**AIM OF THE EXERCISE:** Collect all lines from the records below that include the word "picture".

**DATA PROVIDED:**
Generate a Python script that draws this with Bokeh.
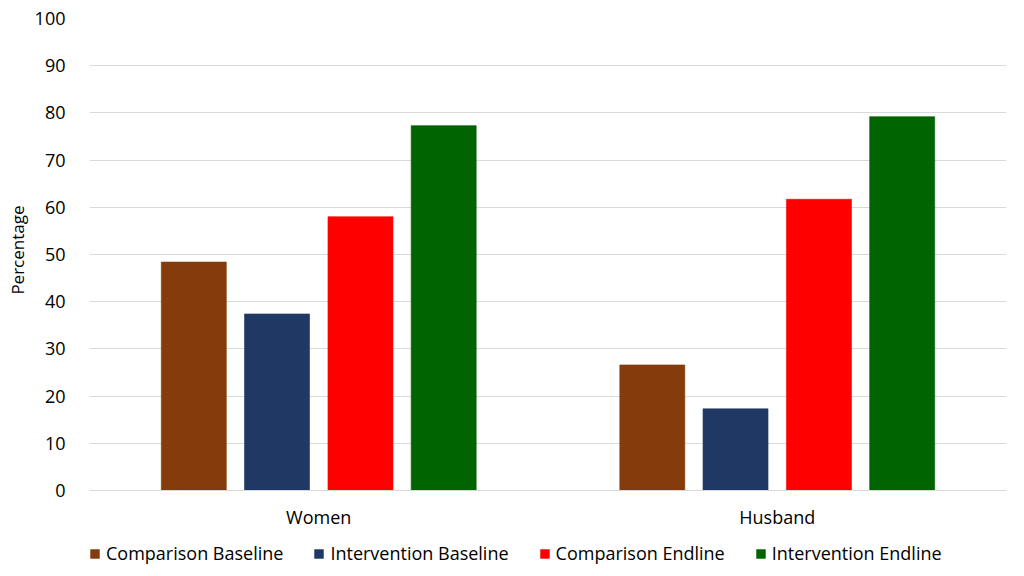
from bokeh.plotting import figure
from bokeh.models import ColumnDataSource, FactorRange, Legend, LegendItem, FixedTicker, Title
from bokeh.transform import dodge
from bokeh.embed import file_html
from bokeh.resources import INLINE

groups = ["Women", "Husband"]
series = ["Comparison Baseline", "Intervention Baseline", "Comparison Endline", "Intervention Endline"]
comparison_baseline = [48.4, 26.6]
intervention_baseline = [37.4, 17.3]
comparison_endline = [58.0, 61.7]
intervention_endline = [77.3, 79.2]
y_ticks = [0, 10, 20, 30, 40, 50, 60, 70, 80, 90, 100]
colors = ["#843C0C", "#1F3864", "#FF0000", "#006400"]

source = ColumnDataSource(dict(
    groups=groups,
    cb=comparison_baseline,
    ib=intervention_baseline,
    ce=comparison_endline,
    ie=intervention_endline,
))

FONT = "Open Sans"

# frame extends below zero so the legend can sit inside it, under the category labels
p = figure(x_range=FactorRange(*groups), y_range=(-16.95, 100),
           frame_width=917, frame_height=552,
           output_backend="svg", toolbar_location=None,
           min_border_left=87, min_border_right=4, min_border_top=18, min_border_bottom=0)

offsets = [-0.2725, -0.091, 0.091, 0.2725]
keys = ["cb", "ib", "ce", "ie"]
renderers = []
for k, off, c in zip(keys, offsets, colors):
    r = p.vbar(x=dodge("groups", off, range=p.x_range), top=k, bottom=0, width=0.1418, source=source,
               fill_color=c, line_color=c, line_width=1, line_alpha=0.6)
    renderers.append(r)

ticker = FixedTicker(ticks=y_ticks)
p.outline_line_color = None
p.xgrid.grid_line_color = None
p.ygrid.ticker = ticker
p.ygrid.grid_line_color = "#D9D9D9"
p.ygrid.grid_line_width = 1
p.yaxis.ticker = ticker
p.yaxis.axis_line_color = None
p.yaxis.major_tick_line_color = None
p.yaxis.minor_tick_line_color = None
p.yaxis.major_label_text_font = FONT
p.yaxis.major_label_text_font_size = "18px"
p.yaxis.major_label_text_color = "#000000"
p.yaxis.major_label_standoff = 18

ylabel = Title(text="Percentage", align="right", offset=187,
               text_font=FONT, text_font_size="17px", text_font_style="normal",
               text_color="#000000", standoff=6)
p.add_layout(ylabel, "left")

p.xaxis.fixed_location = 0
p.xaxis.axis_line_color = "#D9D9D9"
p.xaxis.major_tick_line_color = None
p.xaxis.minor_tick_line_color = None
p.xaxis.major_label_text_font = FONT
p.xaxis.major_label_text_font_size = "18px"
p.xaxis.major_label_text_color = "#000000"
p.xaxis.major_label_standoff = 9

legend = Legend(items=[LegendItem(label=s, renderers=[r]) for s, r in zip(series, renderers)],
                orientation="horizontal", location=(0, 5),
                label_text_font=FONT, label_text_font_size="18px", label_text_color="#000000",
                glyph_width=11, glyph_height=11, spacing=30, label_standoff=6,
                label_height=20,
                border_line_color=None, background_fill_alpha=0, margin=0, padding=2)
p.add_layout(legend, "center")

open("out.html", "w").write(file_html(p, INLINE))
* * *
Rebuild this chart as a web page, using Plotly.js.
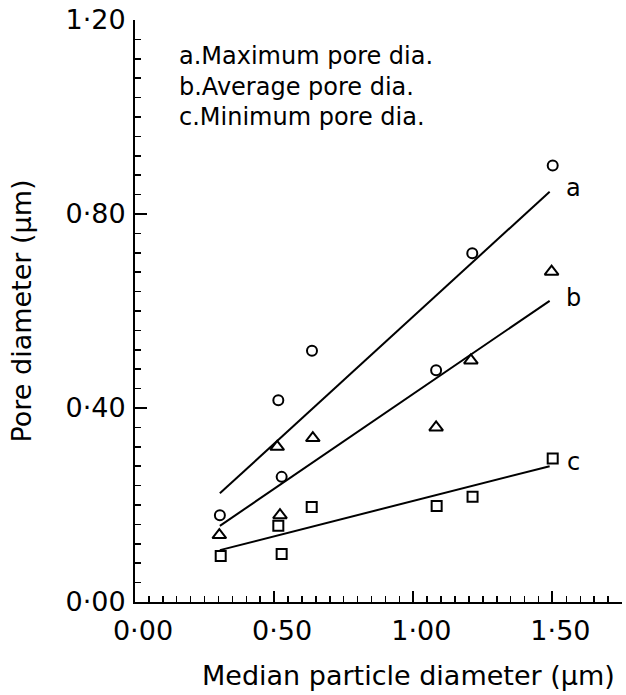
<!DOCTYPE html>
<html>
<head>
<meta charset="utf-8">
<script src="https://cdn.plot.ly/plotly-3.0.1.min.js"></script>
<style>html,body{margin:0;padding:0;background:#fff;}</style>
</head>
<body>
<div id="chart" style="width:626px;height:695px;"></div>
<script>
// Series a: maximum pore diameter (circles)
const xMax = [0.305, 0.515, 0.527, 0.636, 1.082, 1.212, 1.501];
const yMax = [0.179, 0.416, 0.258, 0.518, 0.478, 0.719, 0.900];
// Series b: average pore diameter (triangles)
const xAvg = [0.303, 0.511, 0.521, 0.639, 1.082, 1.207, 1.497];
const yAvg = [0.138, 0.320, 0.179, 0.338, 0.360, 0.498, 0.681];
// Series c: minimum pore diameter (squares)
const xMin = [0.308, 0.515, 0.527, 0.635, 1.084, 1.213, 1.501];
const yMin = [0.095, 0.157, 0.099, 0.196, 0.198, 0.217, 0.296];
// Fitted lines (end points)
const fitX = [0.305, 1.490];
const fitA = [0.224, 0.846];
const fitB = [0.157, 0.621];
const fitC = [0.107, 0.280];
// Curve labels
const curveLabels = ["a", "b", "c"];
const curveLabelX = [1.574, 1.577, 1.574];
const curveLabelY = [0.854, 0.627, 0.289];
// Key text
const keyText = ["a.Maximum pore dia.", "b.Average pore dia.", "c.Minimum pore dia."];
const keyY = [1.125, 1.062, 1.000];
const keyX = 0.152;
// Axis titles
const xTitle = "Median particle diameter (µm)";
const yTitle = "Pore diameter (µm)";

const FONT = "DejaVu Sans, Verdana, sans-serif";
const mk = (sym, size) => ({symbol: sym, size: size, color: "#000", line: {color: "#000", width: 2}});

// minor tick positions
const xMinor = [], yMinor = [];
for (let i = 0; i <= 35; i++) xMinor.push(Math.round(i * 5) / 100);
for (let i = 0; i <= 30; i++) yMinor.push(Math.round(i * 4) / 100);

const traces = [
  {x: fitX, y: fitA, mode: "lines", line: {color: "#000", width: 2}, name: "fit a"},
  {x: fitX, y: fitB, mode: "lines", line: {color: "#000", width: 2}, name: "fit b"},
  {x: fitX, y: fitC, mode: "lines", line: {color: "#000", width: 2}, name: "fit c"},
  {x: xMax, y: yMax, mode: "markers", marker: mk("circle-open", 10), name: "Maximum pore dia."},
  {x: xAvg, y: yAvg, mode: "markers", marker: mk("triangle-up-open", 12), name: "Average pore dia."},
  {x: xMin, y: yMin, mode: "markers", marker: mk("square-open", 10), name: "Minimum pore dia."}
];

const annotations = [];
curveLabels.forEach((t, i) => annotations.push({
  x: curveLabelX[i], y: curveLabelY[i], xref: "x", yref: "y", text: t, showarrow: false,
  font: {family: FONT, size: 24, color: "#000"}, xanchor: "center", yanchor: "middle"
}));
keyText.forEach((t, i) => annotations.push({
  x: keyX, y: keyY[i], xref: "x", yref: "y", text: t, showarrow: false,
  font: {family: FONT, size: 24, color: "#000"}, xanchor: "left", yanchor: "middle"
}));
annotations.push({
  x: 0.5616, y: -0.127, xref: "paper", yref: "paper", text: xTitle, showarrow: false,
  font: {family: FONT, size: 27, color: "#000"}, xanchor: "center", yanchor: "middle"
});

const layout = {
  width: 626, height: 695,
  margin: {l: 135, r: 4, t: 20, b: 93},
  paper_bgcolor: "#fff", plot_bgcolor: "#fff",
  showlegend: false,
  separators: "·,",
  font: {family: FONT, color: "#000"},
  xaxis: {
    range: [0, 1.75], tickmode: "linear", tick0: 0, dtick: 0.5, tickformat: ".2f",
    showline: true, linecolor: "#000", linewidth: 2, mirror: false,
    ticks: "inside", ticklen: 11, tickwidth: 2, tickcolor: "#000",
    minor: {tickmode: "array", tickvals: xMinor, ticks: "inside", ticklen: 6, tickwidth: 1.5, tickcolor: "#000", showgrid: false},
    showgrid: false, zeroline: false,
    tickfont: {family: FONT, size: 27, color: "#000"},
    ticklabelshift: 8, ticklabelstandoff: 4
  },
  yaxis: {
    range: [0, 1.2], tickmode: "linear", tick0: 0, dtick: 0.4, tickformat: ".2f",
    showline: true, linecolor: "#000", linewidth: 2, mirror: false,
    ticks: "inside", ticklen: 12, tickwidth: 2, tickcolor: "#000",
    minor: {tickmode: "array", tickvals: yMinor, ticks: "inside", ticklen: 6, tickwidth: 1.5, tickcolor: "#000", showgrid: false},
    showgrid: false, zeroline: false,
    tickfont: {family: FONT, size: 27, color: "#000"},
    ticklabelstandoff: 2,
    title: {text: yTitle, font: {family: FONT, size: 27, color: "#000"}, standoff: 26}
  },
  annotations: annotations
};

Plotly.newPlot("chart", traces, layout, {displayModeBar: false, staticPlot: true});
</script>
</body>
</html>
---
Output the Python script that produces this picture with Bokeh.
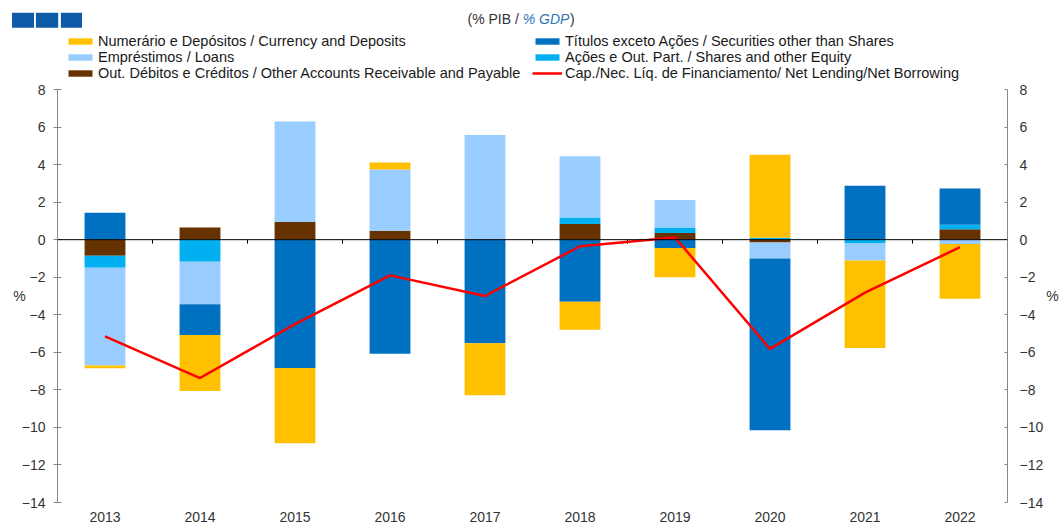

**EXPECTED OUTPUT:**
Output the Python script that produces this picture with Bokeh.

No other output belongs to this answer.